-- Begin --

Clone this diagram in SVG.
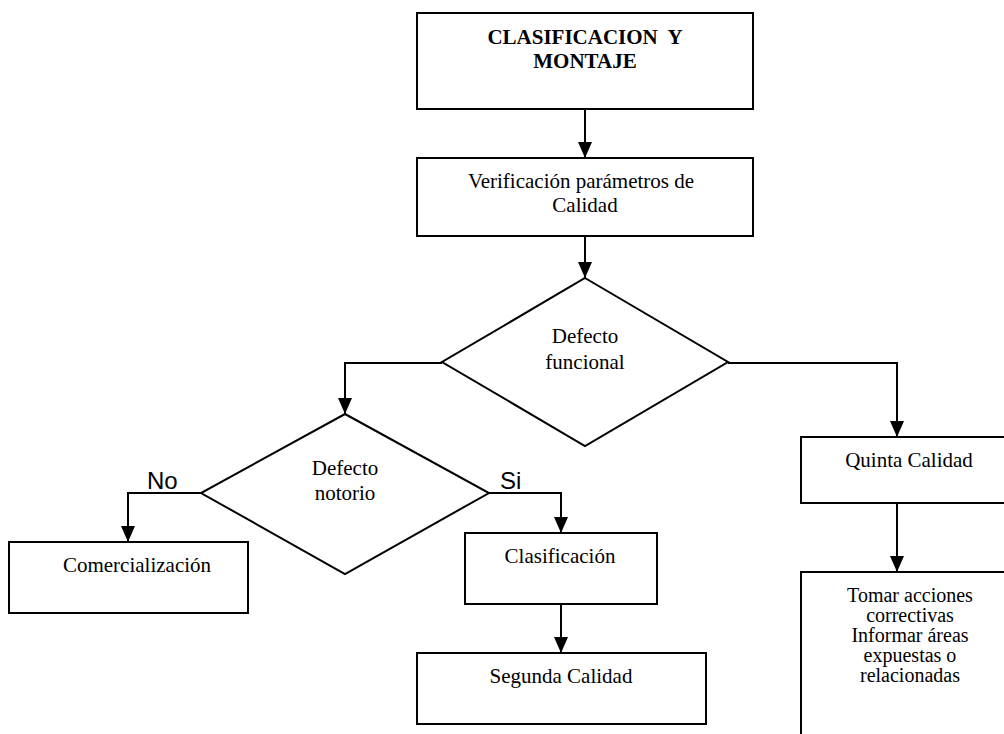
<svg xmlns="http://www.w3.org/2000/svg" width="1004" height="734" viewBox="0 0 1004 734">
  <style>
    .box { fill: #ffffff; stroke: #000000; stroke-width: 2; }
    .link { fill: none; stroke: #000000; stroke-width: 2; }
    .t { font-family: "Liberation Serif", "Times New Roman", serif; font-size: 21px; fill: #000000; text-anchor: middle; }
    .tb { font-weight: bold; }
    .ts { font-size: 20px; }
    .lbl { font-family: "Liberation Sans", Arial, sans-serif; font-size: 24px; fill: #000000; }
  </style>
  <defs>
    <marker id="arrow" viewBox="0 0 16 14" refX="16" refY="7" markerWidth="16" markerHeight="14" markerUnits="userSpaceOnUse" orient="auto">
      <path d="M0,0 L16,7 L0,14 Z" fill="#000000"/>
    </marker>
  </defs>

  <rect width="1004" height="734" fill="#ffffff"/>

  <!-- connectors -->
  <g id="connectors">
    <path class="link" d="M585,109 V158" marker-end="url(#arrow)"/>
    <path class="link" d="M585,236 V278" marker-end="url(#arrow)"/>
    <path class="link" d="M442,363 H345 V414" marker-end="url(#arrow)"/>
    <path class="link" d="M728,363 H897 V437" marker-end="url(#arrow)"/>
    <path class="link" d="M201,493 H128 V542" marker-end="url(#arrow)"/>
    <path class="link" d="M488,493 H561 V533" marker-end="url(#arrow)"/>
    <path class="link" d="M561,604 V653" marker-end="url(#arrow)"/>
    <path class="link" d="M897,503 V572" marker-end="url(#arrow)"/>
  </g>

  <!-- branch labels -->
  <g id="labels">
    <text class="lbl" x="147" y="489">No</text>
    <text class="lbl" x="500" y="489">Si</text>
  </g>

  <g id="clasificacion-montaje">
    <rect class="box" x="417" y="13" width="336" height="96"/>
    <text class="t tb" x="585" y="44" xml:space="preserve">CLASIFICACION  Y</text>
    <text class="t tb" x="585" y="68">MONTAJE</text>
  </g>

  <g id="verificacion">
    <rect class="box" x="417" y="158" width="336" height="78"/>
    <text class="t" x="581" y="188">Verificación parámetros de</text>
    <text class="t" x="585" y="212">Calidad</text>
  </g>

  <g id="defecto-funcional">
    <polygon class="box" points="585,278 728,362 585,446 442,362"/>
    <text class="t" x="585" y="343">Defecto</text>
    <text class="t" x="585" y="369">funcional</text>
  </g>

  <g id="defecto-notorio">
    <polygon class="box" points="345,414 489,493 345,574 201,493"/>
    <text class="t" x="345" y="475">Defecto</text>
    <text class="t" x="345" y="500">notorio</text>
  </g>

  <g id="comercializacion">
    <rect class="box" x="9" y="542" width="239" height="71"/>
    <text class="t" x="137" y="572">Comercialización</text>
  </g>

  <g id="clasificacion">
    <rect class="box" x="465" y="533" width="192" height="71"/>
    <text class="t" x="560" y="563">Clasificación</text>
  </g>

  <g id="segunda-calidad">
    <rect class="box" x="417" y="653" width="289" height="71"/>
    <text class="t" x="561" y="683">Segunda Calidad</text>
  </g>

  <g id="quinta-calidad">
    <rect class="box" x="801" y="437" width="220" height="66"/>
    <text class="t" x="909" y="467">Quinta Calidad</text>
  </g>

  <g id="acciones-correctivas">
    <rect class="box" x="801" y="572" width="220" height="180"/>
    <text class="t ts" x="910" y="602">Tomar acciones</text>
    <text class="t ts" x="910" y="622">correctivas</text>
    <text class="t ts" x="910" y="642">Informar áreas</text>
    <text class="t ts" x="910" y="662">expuestas o</text>
    <text class="t ts" x="910" y="682">relacionadas</text>
  </g>
</svg>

-- End --

◆ **To do**: Write out the listing above exactly as it stands, pictures excluded.

◆ **Task output**:
Clone this diagram in SVG.
<svg xmlns="http://www.w3.org/2000/svg" width="1004" height="734" viewBox="0 0 1004 734">
  <style>
    .box { fill: #ffffff; stroke: #000000; stroke-width: 2; }
    .link { fill: none; stroke: #000000; stroke-width: 2; }
    .t { font-family: "Liberation Serif", "Times New Roman", serif; font-size: 21px; fill: #000000; text-anchor: middle; }
    .tb { font-weight: bold; }
    .ts { font-size: 20px; }
    .lbl { font-family: "Liberation Sans", Arial, sans-serif; font-size: 24px; fill: #000000; }
  </style>
  <defs>
    <marker id="arrow" viewBox="0 0 16 14" refX="16" refY="7" markerWidth="16" markerHeight="14" markerUnits="userSpaceOnUse" orient="auto">
      <path d="M0,0 L16,7 L0,14 Z" fill="#000000"/>
    </marker>
  </defs>

  <rect width="1004" height="734" fill="#ffffff"/>

  <!-- connectors -->
  <g id="connectors">
    <path class="link" d="M585,109 V158" marker-end="url(#arrow)"/>
    <path class="link" d="M585,236 V278" marker-end="url(#arrow)"/>
    <path class="link" d="M442,363 H345 V414" marker-end="url(#arrow)"/>
    <path class="link" d="M728,363 H897 V437" marker-end="url(#arrow)"/>
    <path class="link" d="M201,493 H128 V542" marker-end="url(#arrow)"/>
    <path class="link" d="M488,493 H561 V533" marker-end="url(#arrow)"/>
    <path class="link" d="M561,604 V653" marker-end="url(#arrow)"/>
    <path class="link" d="M897,503 V572" marker-end="url(#arrow)"/>
  </g>

  <!-- branch labels -->
  <g id="labels">
    <text class="lbl" x="147" y="489">No</text>
    <text class="lbl" x="500" y="489">Si</text>
  </g>

  <g id="clasificacion-montaje">
    <rect class="box" x="417" y="13" width="336" height="96"/>
    <text class="t tb" x="585" y="44" xml:space="preserve">CLASIFICACION  Y</text>
    <text class="t tb" x="585" y="68">MONTAJE</text>
  </g>

  <g id="verificacion">
    <rect class="box" x="417" y="158" width="336" height="78"/>
    <text class="t" x="581" y="188">Verificación parámetros de</text>
    <text class="t" x="585" y="212">Calidad</text>
  </g>

  <g id="defecto-funcional">
    <polygon class="box" points="585,278 728,362 585,446 442,362"/>
    <text class="t" x="585" y="343">Defecto</text>
    <text class="t" x="585" y="369">funcional</text>
  </g>

  <g id="defecto-notorio">
    <polygon class="box" points="345,414 489,493 345,574 201,493"/>
    <text class="t" x="345" y="475">Defecto</text>
    <text class="t" x="345" y="500">notorio</text>
  </g>

  <g id="comercializacion">
    <rect class="box" x="9" y="542" width="239" height="71"/>
    <text class="t" x="137" y="572">Comercialización</text>
  </g>

  <g id="clasificacion">
    <rect class="box" x="465" y="533" width="192" height="71"/>
    <text class="t" x="560" y="563">Clasificación</text>
  </g>

  <g id="segunda-calidad">
    <rect class="box" x="417" y="653" width="289" height="71"/>
    <text class="t" x="561" y="683">Segunda Calidad</text>
  </g>

  <g id="quinta-calidad">
    <rect class="box" x="801" y="437" width="220" height="66"/>
    <text class="t" x="909" y="467">Quinta Calidad</text>
  </g>

  <g id="acciones-correctivas">
    <rect class="box" x="801" y="572" width="220" height="180"/>
    <text class="t ts" x="910" y="602">Tomar acciones</text>
    <text class="t ts" x="910" y="622">correctivas</text>
    <text class="t ts" x="910" y="642">Informar áreas</text>
    <text class="t ts" x="910" y="662">expuestas o</text>
    <text class="t ts" x="910" y="682">relacionadas</text>
  </g>
</svg>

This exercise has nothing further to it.